Thursday, July 26, 2012

Margaret Olley


This week I watched the ABC programme about Margaret Olley called "A Life in Paint".  It has really stayed with me.  There was so much in the programme that really meant something to me - so I thought I'd share a snippet or two.  And, of course, its a great excuse to look at some of her beautiful pictures.  I even sought out some wonderful Protea pictures (as you know I have a protea farm and am a bit partial to the odd protea!)  




Probably the most memorable for me was when Olley talked really animatedly about how she loves to look at things.  It's not just still lifes, but landscape, portraits, anything, she said.  She saw things, and loved to look at them and paint them.  She described it as having "greedy eyes".  I SO related to this!  I am always looking.  Always.  My family think I'm nuts because I have to hold myself back from stopping 50 times while I'm driving somewhere, just so I can snap a picture with my iphone!

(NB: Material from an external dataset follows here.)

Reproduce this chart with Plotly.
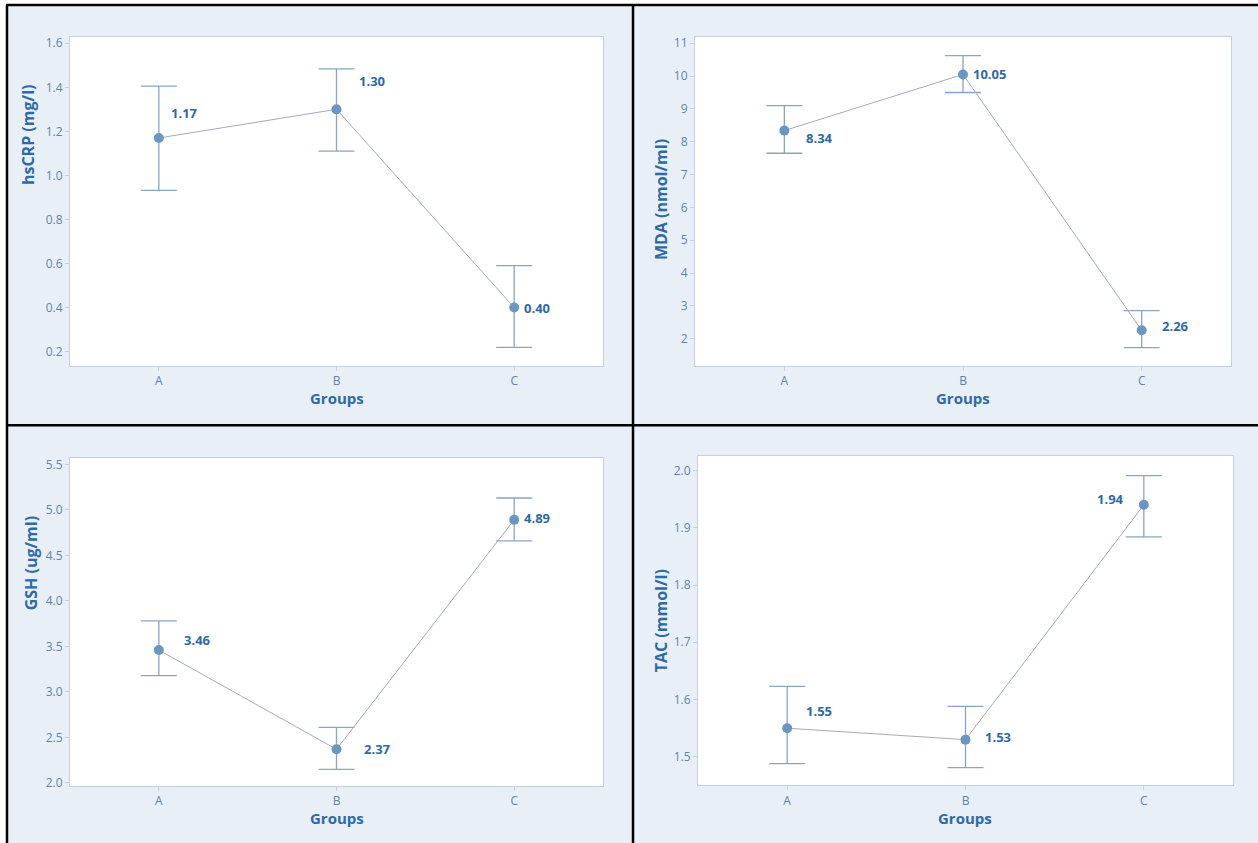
import plotly.graph_objects as go

# ---------------- data ----------------
groups = ["A", "B", "C"]

hscrp_mean = [1.17, 1.30, 0.40]
hscrp_upper = [1.405, 1.484, 0.590]
hscrp_lower = [0.932, 1.110, 0.219]

mda_mean = [8.34, 10.05, 2.26]
mda_upper = [9.10, 10.62, 2.86]
mda_lower = [7.65, 9.50, 1.73]

gsh_mean = [3.46, 2.37, 4.89]
gsh_upper = [3.78, 2.61, 5.13]
gsh_lower = [3.18, 2.15, 4.66]

tac_mean = [1.55, 1.53, 1.94]
tac_upper = [1.623, 1.588, 1.991]
tac_lower = [1.488, 1.481, 1.884]

y_titles = ["hsCRP (mg/l)", "MDA (nmol/ml)", "GSH (ug/ml)", "TAC (mmol/l)"]
x_title = "Groups"

# ---------------- styling / layout ----------------
W, H = 1258, 851
Y_OFF, Y_SCALE = 3.0, 0.99   # compensation for vertical capture squeeze
FONT = "Open Sans"
BG = "#e9eff6"
BORDER = "#c3d1e2"
TICK_C = "#5d83ad"
TITLE_C = "#2c6aa8"
MARK_C = "#6b96c4"
ERR_C = "#87a5c8"
LINE_C = "#a3abb8"
LABEL_C = "#2e69a6"

def px_x(x):
    return x / W

def px_y(y):
    page_y = (y - Y_OFF) / Y_SCALE
    return 1 - page_y / H

def sh(d):
    return d / Y_SCALE

# plot areas in reference pixels (x0, x1, ytop, ybottom)
areas = [
    (70, 603, 37.3, 365.5),
    (695, 1231, 37.3, 365.5),
    (70, 603, 457.3, 785.5),
    (698, 1233, 455.3, 785.0),
]
yranges = [
    [0.136, 1.627],
    [1.18, 11.18],
    [1.967, 5.574],
    [1.450, 2.026],
]
ydticks = [0.2, 1, 0.5, 0.1]
ytickfmt = [".1f", "d", ".1f", ".1f"]

# label offsets (pixels) relative to points: (dx, dy, anchor)
label_offsets = [
    [(10, 25, "left"), (20, 28, "left"), (8, 0, "left")],
    [(20, -7, "left"), (8, 0, "left"), (18, 4, "left")],
    [(23, 10, "left"), (25, 0, "left"), (8, 2, "left")],
    [(17, 17, "left"), (18, 3, "left"), (-18, 6, "right")],
]
ytitle_pos = [(28, 134), (661, 200), (31, 563), (661, 621)]
xtitle_pos = [(337, 398), (963, 398), (337, 818), (965, 818)]

series = [
    (hscrp_mean, hscrp_upper, hscrp_lower),
    (mda_mean, mda_upper, mda_lower),
    (gsh_mean, gsh_upper, gsh_lower),
    (tac_mean, tac_upper, tac_lower),
]

fig = go.Figure()
layout_axes = {}
annotations = []

for i, ((mean, up, lo), (x0, x1, yt, yb)) in enumerate(zip(series, areas)):
    n = "" if i == 0 else str(i + 1)
    xa, ya = "x" + n, "y" + n
    fig.add_trace(go.Scatter(
        x=groups, y=mean, xaxis=xa, yaxis=ya,
        mode="lines+markers",
        line=dict(color=LINE_C, width=1),
        marker=dict(color=MARK_C, size=10),
        error_y=dict(
            type="data", symmetric=False,
            array=[u - m for u, m in zip(up, mean)],
            arrayminus=[m - l for m, l in zip(mean, lo)],
            color=ERR_C, thickness=1.3, width=18,
        ),
        showlegend=False, hoverinfo="skip",
    ))
    common = dict(
        showline=True, linecolor=BORDER, linewidth=1, mirror=True,
        ticks="outside", ticklen=4, tickcolor=BORDER,
        tickfont=dict(family=FONT, size=12, color=TICK_C),
        showgrid=False, zeroline=False, fixedrange=True,
    )
    layout_axes["xaxis" + n] = dict(
        domain=[px_x(x0), px_x(x1)], anchor=ya,
        type="category", range=[-0.5, 2.5], **common,
    )
    layout_axes["yaxis" + n] = dict(
        domain=[px_y(yb), px_y(yt)], anchor=xa,
        range=yranges[i], dtick=ydticks[i], tick0=0,
        tickformat=ytickfmt[i], **common,
    )
    # data labels
    for g, m, (dx, dy, anc) in zip(groups, mean, label_offsets[i]):
        annotations.append(dict(
            x=g, y=m, xref=xa, yref=ya, text=f"{m:.2f}",
            showarrow=False, xanchor=anc, yanchor="middle",
            xshift=dx, yshift=sh(dy),
            font=dict(family=FONT, size=13, color=LABEL_C, weight="bold"),
        ))
    # axis titles
    tx, ty = ytitle_pos[i]
    annotations.append(dict(
        x=px_x(tx), y=px_y(ty), xref="paper", yref="paper",
        text=y_titles[i], textangle=-90, showarrow=False,
        xanchor="center", yanchor="middle",
        font=dict(family=FONT, size=16, color=TITLE_C, weight="bold"),
    ))
    gx, gy = xtitle_pos[i]
    annotations.append(dict(
        x=px_x(gx), y=px_y(gy), xref="paper", yref="paper",
        text=x_title, showarrow=False,
        xanchor="center", yanchor="middle",
        font=dict(family=FONT, size=15, color=TITLE_C, weight="bold"),
    ))

shapes = [
    # panel background
    dict(type="rect", xref="paper", yref="paper", x0=px_x(7), x1=1, y0=0, y1=px_y(5),
         fillcolor=BG, line=dict(width=0), layer="below"),
]
# white plot areas
for (x0, x1, yt, yb) in areas:
    shapes.append(dict(type="rect", xref="paper", yref="paper",
                       x0=px_x(x0), x1=px_x(x1), y0=px_y(yb), y1=px_y(yt),
                       fillcolor="white", line=dict(width=0), layer="below"))
# black frame lines
blk = dict(color="black", width=2.5)
shapes += [
    dict(type="line", xref="paper", yref="paper", x0=px_x(6), x1=1, y0=px_y(5), y1=px_y(5), line=blk),
    dict(type="line", xref="paper", yref="paper", x0=px_x(7), x1=px_x(7), y0=0, y1=px_y(5), line=blk),
    dict(type="line", xref="paper", yref="paper", x0=px_x(633), x1=px_x(633), y0=0, y1=px_y(5), line=blk),
    dict(type="line", xref="paper", yref="paper", x0=px_x(6), x1=1, y0=px_y(425), y1=px_y(425), line=blk),
]

fig.update_layout(
    width=W, height=H,
    margin=dict(l=0, r=0, t=0, b=0),
    paper_bgcolor="white", plot_bgcolor="rgba(0,0,0,0)",
    annotations=annotations, shapes=shapes,
    **layout_axes,
)

fig.write_html(
    "out.html",
    config={"displayModeBar": False},
    post_script=(
        "document.body.style.margin='0';"
        "document.body.style.overflow='hidden';"
        "document.documentElement.style.overflow='hidden';"
    ),
)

I know I'm not alone here.  But I do find that visually, I am sometimes so overwhelmed that I have to find ways to calm myself down!  I get very frustrated that my current life circumstances don't allow me time to channel this obsession fully.  It's a constant state of tension that I live in.  I know if I can find ways to channel it, that's where the creativity happens.  



It was also being able to watch Olley's process of working that I found fascinating.  I don't know where we get these ideas that there is a "proper" way of doing something, and that if we deviate from that we are doing it "wrong".  There was so much about what Olley did that was "wrong".  But who cares!!! The process is personal, private even, and is so integral to achieving the outcome.  Had she not had that particular process of working, her artwork would be different.  But the work of art produced was purely Margaret Olley and was the outcome of these "wrong" work practices.  Her brushes were more like over-used broomsticks!  I found it very inspiring and liberating.   The need and desire to make work is what took precedence for her, not having quality brushes and a large, spacious studio!  She painted in every room of her house.  Even the kitchen!  It was integral to her life, not an add-on.  What a national treasure she was/is!  If you didn't catch it, its worth watching on iView.  It is visually rich and fascinating!


1 comment:

  1. The basket of hibiscus are just beautiful. I've seen that programme because I couldn't stop looking through her home!